Choughs are essentially crows with red legs and a curious decurved red bill that they use to probe the soil for insects and larvae. They nest in rock faces, caves and old buildings and the RSPB estimates that there are between 250 to 350 breeding pairs in Britain. There’s something about their showy aerial acrobatics and busy demeanor that brings a smile to people’s faces.
Leaving South Stack I have one more itch to scratch before my last rewarding supper at a local eatery.

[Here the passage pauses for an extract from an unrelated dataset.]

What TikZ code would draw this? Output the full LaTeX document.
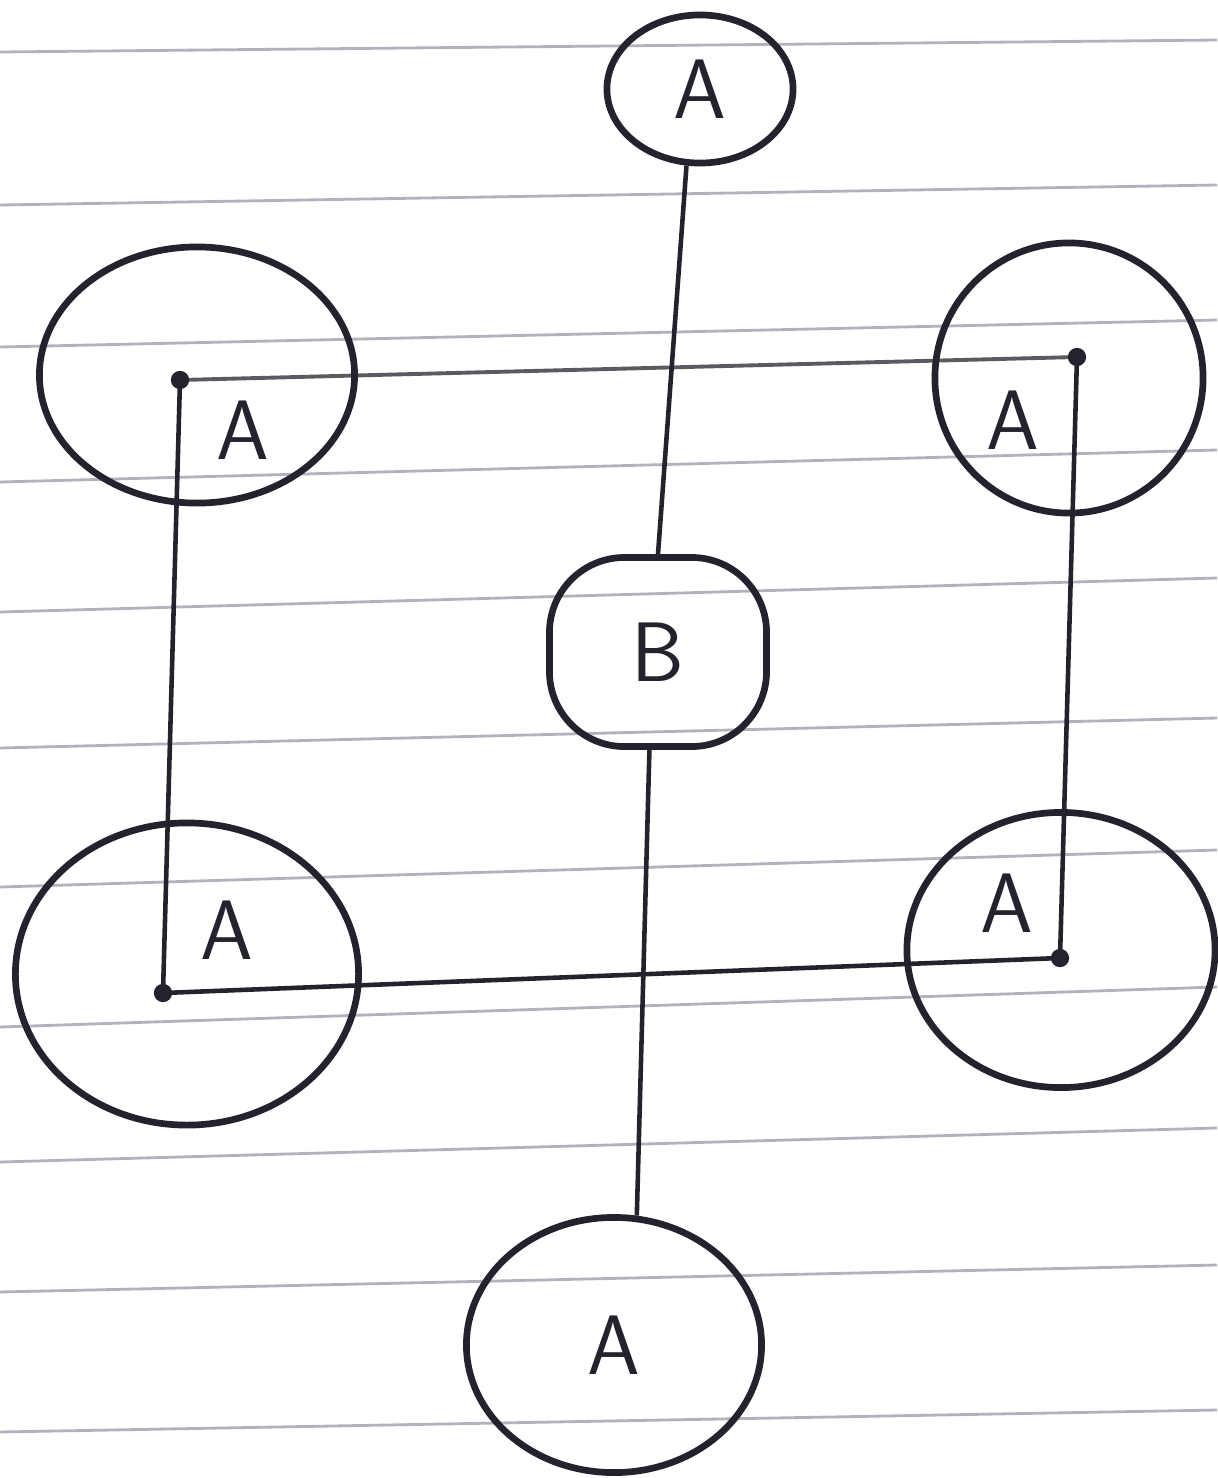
\documentclass[tikz,border=0pt]{standalone}
\usepackage{tikz}
\usetikzlibrary{shapes.geometric}
\definecolor{ink}{RGB}{35,35,45}
\definecolor{paperline}{RGB}{178,178,190}

\begin{document}
\begin{tikzpicture}[x=0.01cm, y=-0.01cm,
    ring/.style={ellipse, draw=ink, line width=1.9pt, inner sep=0pt, text=ink,
                 font=\sffamily\fontsize{24}{26}\selectfont},
    letter/.style={text=ink, font=\sffamily\fontsize{24}{26}\selectfont},
    wire/.style={draw=ink, line width=1.3pt},
    rule/.style={draw=paperline, line width=0.8pt}]
    \useasboundingbox (0,0) rectangle (1217,1478);

    % Ruled lines of the paper
    \foreach \yl/\yr in {52/40, 205/185, 347/320, 482/450, 612/578, 748/718,
                         887/850, 1027/987, 1162/1128, 1292/1265, 1432/1410}
        \draw[rule] (0,\yl) -- (1217,\yr);

    % Corner points of the loop
    \coordinate (ul-d) at (180,380);
    \coordinate (ur-d) at (1077,357);
    \coordinate (lr-d) at (1060,958);
    \coordinate (ll-d) at (163,993);

    % Loop through the four outer circles
    \draw[draw=ink!75, line width=1.1pt] (ul-d) -- (ur-d);
    \draw[wire] (ur-d) -- (lr-d) -- (ll-d) -- (ul-d);
    \foreach \p in {ul-d, ur-d, lr-d, ll-d}
        \fill[ink] (\p) circle (2.6pt);

    % Outer circles
    \node[ring, minimum width=3.15cm, minimum height=2.56cm] (ul) at (197,375) {};
    \node[ring, minimum width=2.68cm, minimum height=2.70cm] (ur) at (1069,378) {};
    \node[ring, minimum width=3.43cm, minimum height=3.02cm] (ll) at (187,974) {};
    \node[ring, minimum width=3.08cm, minimum height=2.75cm] (lr) at (1061,950) {};

    % Their letters
    \node[letter] (ul-t) at (243,430) {A};
    \node[letter] (ur-t) at (1013,420) {A};
    \node[letter] (ll-t) at (227,930) {A};
    \node[letter] (lr-t) at (1007,903) {A};

    % Middle column
    \node[ring, minimum width=1.86cm, minimum height=1.48cm] (top) at (700,89) {A};
    \node[ring, rectangle, rounded corners=0.75cm,
          minimum width=2.17cm, minimum height=1.89cm] (B) at (658,652) {B};
    \node[ring, minimum width=2.95cm, minimum height=2.55cm] (bot) at (614,1345) {A};

    % Vertical line through B
    \draw[wire] (top.-100) -- (B.north);
    \draw[wire] (B.-95) -- (bot.80);
\end{tikzpicture}
\end{document}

The unique environment of Cemlyn Bay was created by an eccentric millionaire, Captain Vivian Hewitt. An aviation pioneer and avid birder, he created a brackish lagoon as a sanctuary for birds. You can see the Wylfa nuclear power plant in the distance and it adds a certain surreal quality to a place I find myself instantly attracted to. The dense, low cloud and the fine, misty rain just add to the special atmosphere. I stand on a finger of shingle beach separating the sea from the lagoon.
Cemlyn Bay has a rich ornithological heritage. It’s home to the only colony of sandwich terns in Wales. Sightings also include a bridled tern (1988) and an isabelline shrike (1998). In 2005 a sooty tern, an American golden plover and a terek sandpiper all made appearances. My birding instincts kick in as I begin to decipher all the waders that are gathered along the lagoon’s shore. Curlew, grey plover, knot and common sandpiper, with a kingfisher that shoots into view.
There are no guest appearances today, but that doesn’t matter one bit. I could easily spend a week rooted to the spot, in this slightly other-worldly corner of Wales. But I can’t. As darkness descends and I drive off into the night, I wonder to myself whether after all these years, I’ve found a corner of this country to call my own. I’ll certainly be back before too long.